Final Thoughts On… The Dungeon Master’s Screen Reincarnated
It’s tough to find flaws in this product by Wizards of the Coast. They know their target audience; D&D has been running since 1974. It’s clear they’ve had plenty of feedback over the years to craft the ideal DM screen.
This screen is sturdy, durable and portable. There’s a gloss coating to the cardboard, almost a dry-wipe sheen. The thickness of the screen is ideal. You can clip all manner of extra notes to it, or stick on PostIts, and it won’t fall due to imbalance or become top-heavy. The screen that comes included with the D&D Essentials Kit is flimsy in comparison.
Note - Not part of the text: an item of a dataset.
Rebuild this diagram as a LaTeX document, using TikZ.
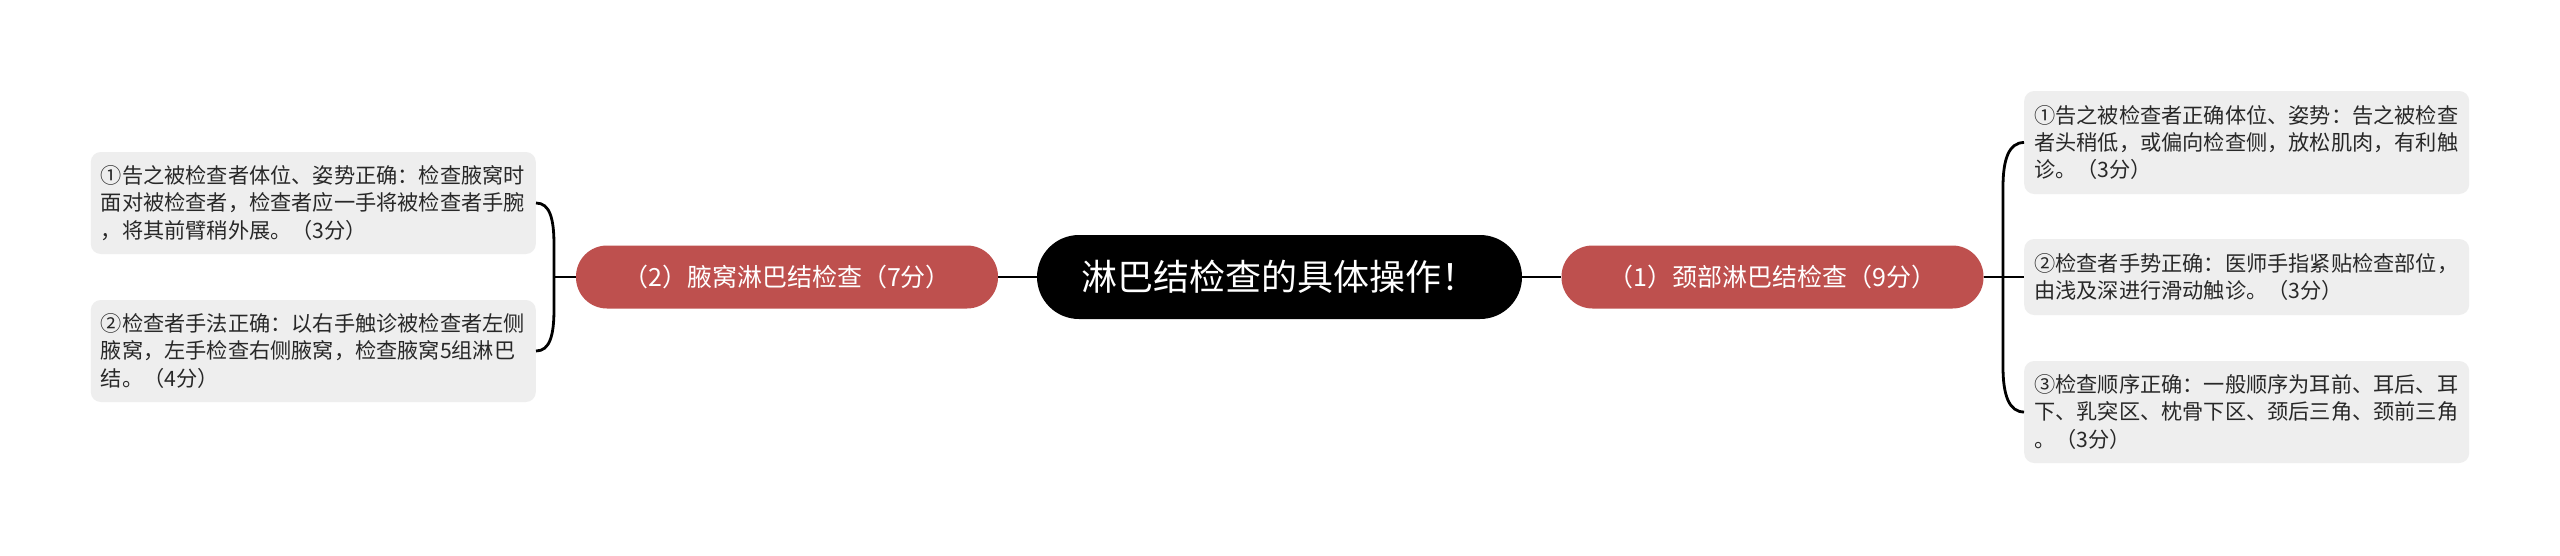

That screen is a much thinner card stock – think Terraforming Mars player boards thickness. Not here, though. This is wonderful and chunky.
One thing I’ll admit: I’d prefer to see the screen sit a smidgeon taller. These dimensions work fine though, for what it sets out to accomplish. It doesn’t have any transparent sleeves either, which would elevate its practicality. That way DMs could slot in pages or notes that cover parts of the screen they feel they don’t need. If you’re a seasoned DM, you might find that you know some of the rules listed on here off the top of your head. (In which case, I envy you!)
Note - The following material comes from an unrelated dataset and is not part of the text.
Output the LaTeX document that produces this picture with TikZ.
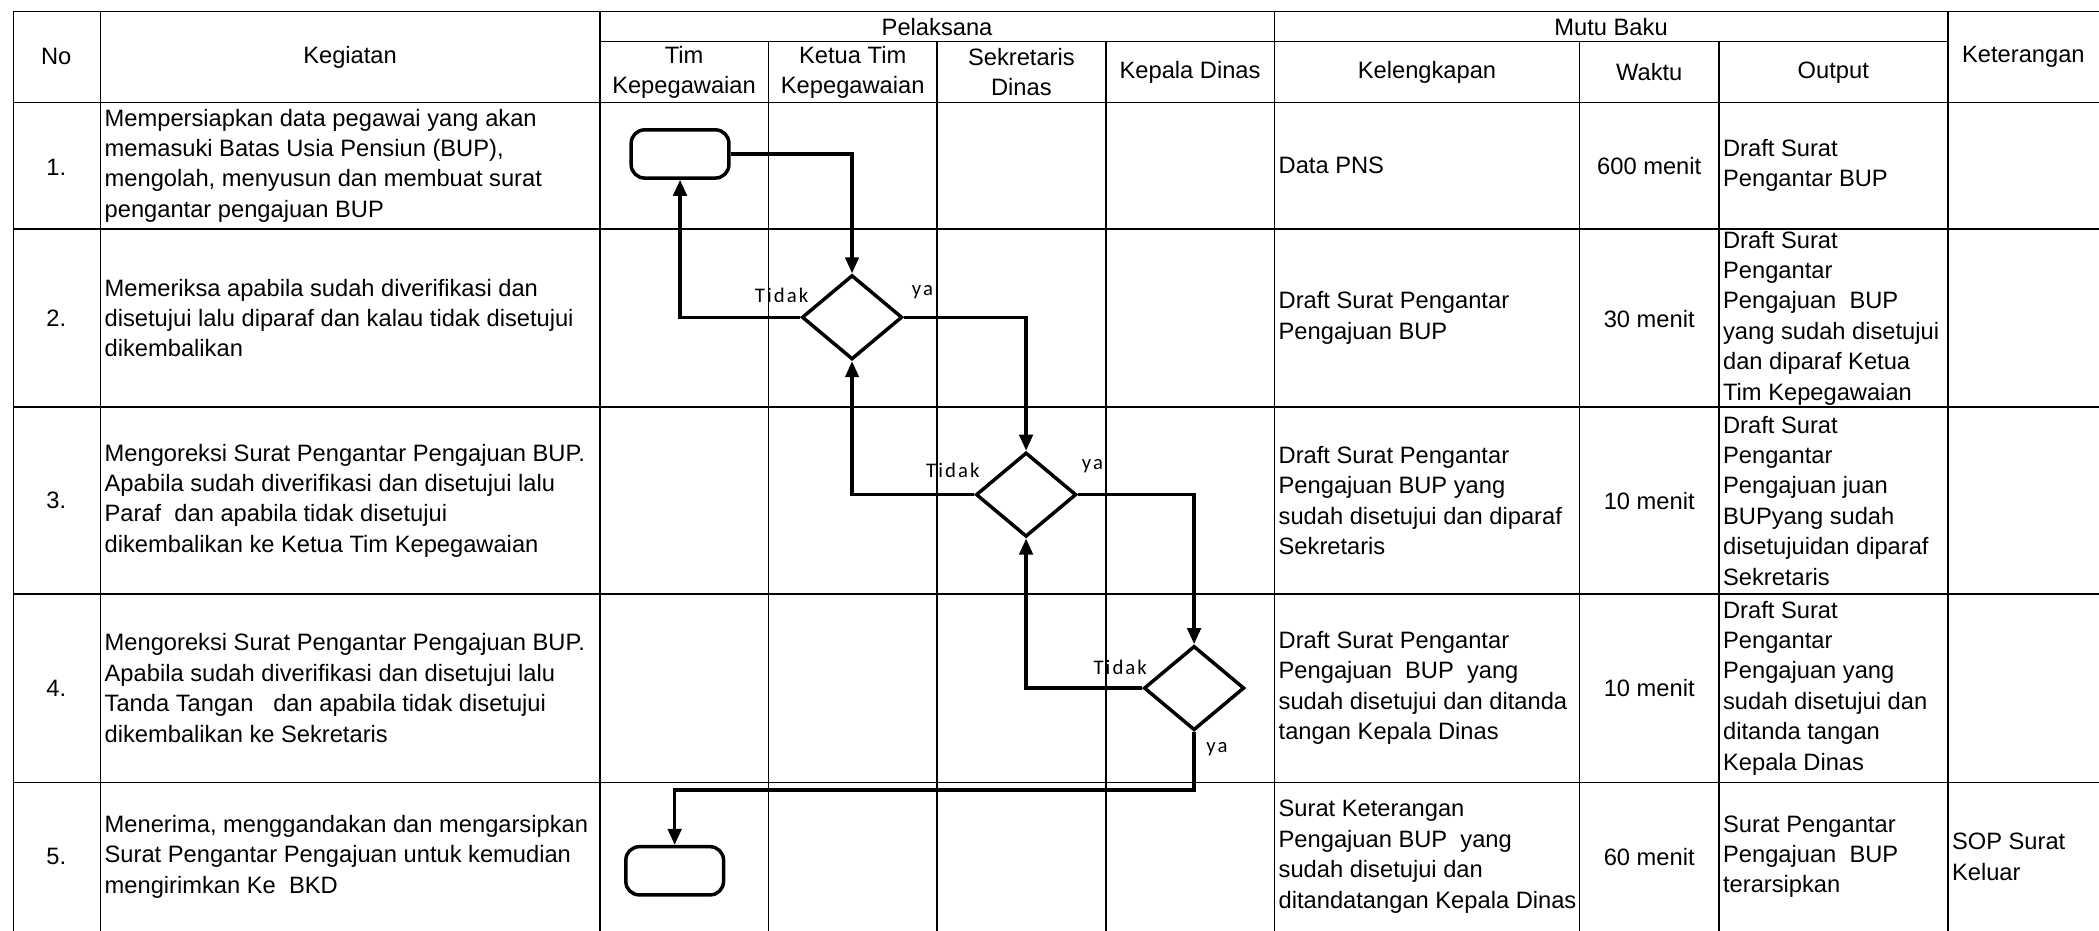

To summarise, this screen is a perfect match for any first-time DMs, dipping their toe in the D&D pool. It covers all manner of important rules and reminders. If anything, it might be guilty of having too much information on here. That’s a good problem to have, though! Having the core snippets at close hand is a godsend for scenarios that crop up in almost every session.
However, even if you’ve DM’d more times than had hot dinners, you’ll still find this a useful screen. Not many people have an encyclopaedic knowledge of every single rule of 5th Edition. Matt Mercer chairs Critical Role with seeming, effortless ease, right? Well, even pros in the industry use a Dungeon Master’s screen of some variety. And hey, every pro needs to start somewhere.